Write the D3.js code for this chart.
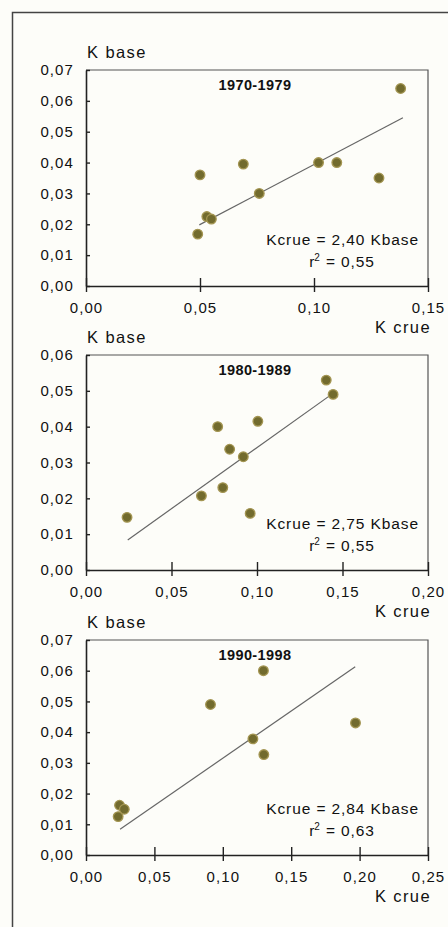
<!DOCTYPE html>
<html>
<head>
<meta charset="utf-8">
<script src="https://cdn.jsdelivr.net/npm/d3@7"></script>
<style>
  body { margin: 0; background: #fdfdf9; }
  text { font-family: "Liberation Sans", Arial, sans-serif; fill: #111; }
</style>
</head>
<body>
<div id="chart"></div>
<script>
// periods (one panel each)
const periods = ["1970-1979", "1980-1989", "1990-1998"];

// K crue / K base points per period
const crue7079 = [0.138, 0.050, 0.069, 0.102, 0.110, 0.1285, 0.076, 0.053, 0.055, 0.049];
const base7079 = [0.064, 0.036, 0.0395, 0.040, 0.040, 0.035, 0.030, 0.0225, 0.0217, 0.0168];
const crue8089 = [0.1405, 0.1445, 0.077, 0.1005, 0.084, 0.092, 0.0675, 0.080, 0.096, 0.024];
const base8089 = [0.053, 0.049, 0.040, 0.0415, 0.0337, 0.0316, 0.0207, 0.023, 0.0158, 0.0147];
const crue9098 = [0.1297, 0.091, 0.197, 0.122, 0.130, 0.0245, 0.028, 0.0235];
const base9098 = [0.060, 0.049, 0.043, 0.0378, 0.0327, 0.0162, 0.0149, 0.0125];

// fitted line ends [crue, base]
const fit7079 = [[0.0497, 0.0198], [0.139, 0.0545]];
const fit8089 = [[0.0244, 0.0084], [0.143, 0.0488]];
const fit9098 = [[0.0249, 0.0084], [0.1968, 0.0613]];

const equations = ["Kcrue = 2,40 Kbase", "Kcrue = 2,75 Kbase", "Kcrue = 2,84 Kbase"];
const r2values = ["0,55", "0,55", "0,63"];

// tick values
const xTicks7079 = [0, 0.05, 0.10, 0.15];
const xTicks8089 = [0, 0.05, 0.10, 0.15, 0.20];
const xTicks9098 = [0, 0.05, 0.10, 0.15, 0.20, 0.25];
const yTicks7079 = [0, 0.01, 0.02, 0.03, 0.04, 0.05, 0.06, 0.07];
const yTicks8089 = [0, 0.01, 0.02, 0.03, 0.04, 0.05, 0.06];
const yTicks9098 = [0, 0.01, 0.02, 0.03, 0.04, 0.05, 0.06, 0.07];

var width = 448, height = 927;
var left = 86, right = 428;

var panels = [
    {crue: crue7079, base: base7079, fit: fit7079, xt: xTicks7079, yt: yTicks7079, top: 70, bottom: 286},
    {crue: crue8089, base: base8089, fit: fit8089, xt: xTicks8089, yt: yTicks8089, top: 355, bottom: 570},
    {crue: crue9098, base: base9098, fit: fit9098, xt: xTicks9098, yt: yTicks9098, top: 640, bottom: 855}
];

var fmt = d => d3.format(".2f")(d).replace(".", ",");

var svg = d3.select("#chart")
    .append("svg")
    .attr("width", width)
    .attr("height", height);

// outer frame (top + left)
svg.append("path")
    .attr("d", "M12.5,927V12.5H448")
    .attr("fill", "none")
    .attr("stroke", "#444")
    .attr("stroke-width", 1.5);

panels.forEach(function(p, i) {
    var xScale = d3.scaleLinear()
        .domain([0, p.xt[p.xt.length - 1]])
        .range([left, right]);
    var yScale = d3.scaleLinear()
        .domain([0, p.yt[p.yt.length - 1]])
        .range([p.bottom, p.top]);

    var g = svg.append("g");

    // top and right frame
    g.append("path")
        .attr("d", "M" + left + "," + p.top + "H" + right + "V" + p.bottom)
        .attr("fill", "none")
        .attr("stroke", "#555")
        .attr("stroke-width", 1.2);

    // x axis
    var xa = g.append("g")
        .attr("transform", "translate(0," + p.bottom + ")")
        .call(d3.axisBottom(xScale).tickValues(p.xt).tickFormat(fmt).tickSizeInner(6).tickSizeOuter(0).tickPadding(10));
    xa.select(".domain").attr("stroke", "#222").attr("stroke-width", 1.6);
    xa.selectAll(".tick line").attr("y1", -8).attr("stroke", "#222").attr("stroke-width", 1.4);
    xa.selectAll(".tick text")
        .attr("font-size", "15px")
        .attr("letter-spacing", "1.1px")
        .attr("font-family", "Liberation Sans, Arial, sans-serif")
        .attr("fill", "#111");

    // y axis
    var ya = g.append("g")
        .attr("transform", "translate(" + left + ",0)")
        .call(d3.axisLeft(yScale).tickValues(p.yt).tickFormat(fmt).tickSizeInner(9).tickSizeOuter(0).tickPadding(3));
    ya.select(".domain").attr("stroke", "#222").attr("stroke-width", 1.6);
    ya.selectAll(".tick line").attr("x2", 4).attr("stroke", "#222").attr("stroke-width", 1.4);
    ya.selectAll(".tick text")
        .attr("font-size", "15px")
        .attr("letter-spacing", "1.1px")
        .attr("font-family", "Liberation Sans, Arial, sans-serif")
        .attr("fill", "#111");

    // axis titles
    g.append("text")
        .attr("x", left + 1)
        .attr("y", p.top - 12)
        .attr("font-size", "16.5px")
        .attr("letter-spacing", "1.4px")
        .text("K base");
    g.append("text")
        .attr("x", 431)
        .attr("y", p.bottom + 47)
        .attr("text-anchor", "end")
        .attr("font-size", "16.5px")
        .attr("letter-spacing", "1.4px")
        .text("K crue");

    // period title
    g.append("text")
        .attr("x", 255)
        .attr("y", p.top + 20)
        .attr("text-anchor", "middle")
        .attr("font-size", "14.5px")
        .attr("font-weight", "bold")
        .attr("letter-spacing", "0.4px")
        .text(periods[i]);

    // fitted line
    g.append("line")
        .attr("x1", xScale(p.fit[0][0]))
        .attr("y1", yScale(p.fit[0][1]))
        .attr("x2", xScale(p.fit[1][0]))
        .attr("y2", yScale(p.fit[1][1]))
        .attr("stroke", "#666")
        .attr("stroke-width", 1.2);

    // points
    var pts = p.crue.map((c, j) => ({c: c, b: p.base[j]}));
    g.selectAll("circle")
        .data(pts)
        .enter().append("circle")
        .attr("cx", d => xScale(d.c))
        .attr("cy", d => yScale(d.b))
        .attr("r", 4.8)
        .attr("fill", "#726b2e")
        .attr("stroke", "#a39552")
        .attr("stroke-width", 1.3);

    // equation
    g.append("text")
        .attr("x", 419)
        .attr("y", p.bottom - 41)
        .attr("text-anchor", "end")
        .attr("font-size", "15.5px")
        .attr("letter-spacing", "0.9px")
        .text(equations[i]);
    var r = g.append("text")
        .attr("x", 342)
        .attr("y", p.bottom - 19)
        .attr("text-anchor", "middle")
        .attr("font-size", "15.5px")
        .attr("letter-spacing", "0.9px");
    r.append("tspan").text("r");
    r.append("tspan").attr("font-size", "10px").attr("dx", -1).attr("dy", -6).text("2");
    r.append("tspan").attr("dy", 6).text(" = " + r2values[i]);
});
</script>
</body>
</html>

◆ **WHAT IS BEING ASKED**
In your copy of the listing above, reproduce each line exactly and omit all pictures.

◆ **FINISHED ANSWER**
Write the D3.js code for this chart.
<!DOCTYPE html>
<html>
<head>
<meta charset="utf-8">
<script src="https://cdn.jsdelivr.net/npm/d3@7"></script>
<style>
  body { margin: 0; background: #fdfdf9; }
  text { font-family: "Liberation Sans", Arial, sans-serif; fill: #111; }
</style>
</head>
<body>
<div id="chart"></div>
<script>
// periods (one panel each)
const periods = ["1970-1979", "1980-1989", "1990-1998"];

// K crue / K base points per period
const crue7079 = [0.138, 0.050, 0.069, 0.102, 0.110, 0.1285, 0.076, 0.053, 0.055, 0.049];
const base7079 = [0.064, 0.036, 0.0395, 0.040, 0.040, 0.035, 0.030, 0.0225, 0.0217, 0.0168];
const crue8089 = [0.1405, 0.1445, 0.077, 0.1005, 0.084, 0.092, 0.0675, 0.080, 0.096, 0.024];
const base8089 = [0.053, 0.049, 0.040, 0.0415, 0.0337, 0.0316, 0.0207, 0.023, 0.0158, 0.0147];
const crue9098 = [0.1297, 0.091, 0.197, 0.122, 0.130, 0.0245, 0.028, 0.0235];
const base9098 = [0.060, 0.049, 0.043, 0.0378, 0.0327, 0.0162, 0.0149, 0.0125];

// fitted line ends [crue, base]
const fit7079 = [[0.0497, 0.0198], [0.139, 0.0545]];
const fit8089 = [[0.0244, 0.0084], [0.143, 0.0488]];
const fit9098 = [[0.0249, 0.0084], [0.1968, 0.0613]];

const equations = ["Kcrue = 2,40 Kbase", "Kcrue = 2,75 Kbase", "Kcrue = 2,84 Kbase"];
const r2values = ["0,55", "0,55", "0,63"];

// tick values
const xTicks7079 = [0, 0.05, 0.10, 0.15];
const xTicks8089 = [0, 0.05, 0.10, 0.15, 0.20];
const xTicks9098 = [0, 0.05, 0.10, 0.15, 0.20, 0.25];
const yTicks7079 = [0, 0.01, 0.02, 0.03, 0.04, 0.05, 0.06, 0.07];
const yTicks8089 = [0, 0.01, 0.02, 0.03, 0.04, 0.05, 0.06];
const yTicks9098 = [0, 0.01, 0.02, 0.03, 0.04, 0.05, 0.06, 0.07];

var width = 448, height = 927;
var left = 86, right = 428;

var panels = [
    {crue: crue7079, base: base7079, fit: fit7079, xt: xTicks7079, yt: yTicks7079, top: 70, bottom: 286},
    {crue: crue8089, base: base8089, fit: fit8089, xt: xTicks8089, yt: yTicks8089, top: 355, bottom: 570},
    {crue: crue9098, base: base9098, fit: fit9098, xt: xTicks9098, yt: yTicks9098, top: 640, bottom: 855}
];

var fmt = d => d3.format(".2f")(d).replace(".", ",");

var svg = d3.select("#chart")
    .append("svg")
    .attr("width", width)
    .attr("height", height);

// outer frame (top + left)
svg.append("path")
    .attr("d", "M12.5,927V12.5H448")
    .attr("fill", "none")
    .attr("stroke", "#444")
    .attr("stroke-width", 1.5);

panels.forEach(function(p, i) {
    var xScale = d3.scaleLinear()
        .domain([0, p.xt[p.xt.length - 1]])
        .range([left, right]);
    var yScale = d3.scaleLinear()
        .domain([0, p.yt[p.yt.length - 1]])
        .range([p.bottom, p.top]);

    var g = svg.append("g");

    // top and right frame
    g.append("path")
        .attr("d", "M" + left + "," + p.top + "H" + right + "V" + p.bottom)
        .attr("fill", "none")
        .attr("stroke", "#555")
        .attr("stroke-width", 1.2);

    // x axis
    var xa = g.append("g")
        .attr("transform", "translate(0," + p.bottom + ")")
        .call(d3.axisBottom(xScale).tickValues(p.xt).tickFormat(fmt).tickSizeInner(6).tickSizeOuter(0).tickPadding(10));
    xa.select(".domain").attr("stroke", "#222").attr("stroke-width", 1.6);
    xa.selectAll(".tick line").attr("y1", -8).attr("stroke", "#222").attr("stroke-width", 1.4);
    xa.selectAll(".tick text")
        .attr("font-size", "15px")
        .attr("letter-spacing", "1.1px")
        .attr("font-family", "Liberation Sans, Arial, sans-serif")
        .attr("fill", "#111");

    // y axis
    var ya = g.append("g")
        .attr("transform", "translate(" + left + ",0)")
        .call(d3.axisLeft(yScale).tickValues(p.yt).tickFormat(fmt).tickSizeInner(9).tickSizeOuter(0).tickPadding(3));
    ya.select(".domain").attr("stroke", "#222").attr("stroke-width", 1.6);
    ya.selectAll(".tick line").attr("x2", 4).attr("stroke", "#222").attr("stroke-width", 1.4);
    ya.selectAll(".tick text")
        .attr("font-size", "15px")
        .attr("letter-spacing", "1.1px")
        .attr("font-family", "Liberation Sans, Arial, sans-serif")
        .attr("fill", "#111");

    // axis titles
    g.append("text")
        .attr("x", left + 1)
        .attr("y", p.top - 12)
        .attr("font-size", "16.5px")
        .attr("letter-spacing", "1.4px")
        .text("K base");
    g.append("text")
        .attr("x", 431)
        .attr("y", p.bottom + 47)
        .attr("text-anchor", "end")
        .attr("font-size", "16.5px")
        .attr("letter-spacing", "1.4px")
        .text("K crue");

    // period title
    g.append("text")
        .attr("x", 255)
        .attr("y", p.top + 20)
        .attr("text-anchor", "middle")
        .attr("font-size", "14.5px")
        .attr("font-weight", "bold")
        .attr("letter-spacing", "0.4px")
        .text(periods[i]);

    // fitted line
    g.append("line")
        .attr("x1", xScale(p.fit[0][0]))
        .attr("y1", yScale(p.fit[0][1]))
        .attr("x2", xScale(p.fit[1][0]))
        .attr("y2", yScale(p.fit[1][1]))
        .attr("stroke", "#666")
        .attr("stroke-width", 1.2);

    // points
    var pts = p.crue.map((c, j) => ({c: c, b: p.base[j]}));
    g.selectAll("circle")
        .data(pts)
        .enter().append("circle")
        .attr("cx", d => xScale(d.c))
        .attr("cy", d => yScale(d.b))
        .attr("r", 4.8)
        .attr("fill", "#726b2e")
        .attr("stroke", "#a39552")
        .attr("stroke-width", 1.3);

    // equation
    g.append("text")
        .attr("x", 419)
        .attr("y", p.bottom - 41)
        .attr("text-anchor", "end")
        .attr("font-size", "15.5px")
        .attr("letter-spacing", "0.9px")
        .text(equations[i]);
    var r = g.append("text")
        .attr("x", 342)
        .attr("y", p.bottom - 19)
        .attr("text-anchor", "middle")
        .attr("font-size", "15.5px")
        .attr("letter-spacing", "0.9px");
    r.append("tspan").text("r");
    r.append("tspan").attr("font-size", "10px").attr("dx", -1).attr("dy", -6).text("2");
    r.append("tspan").attr("dy", 6).text(" = " + r2values[i]);
});
</script>
</body>
</html>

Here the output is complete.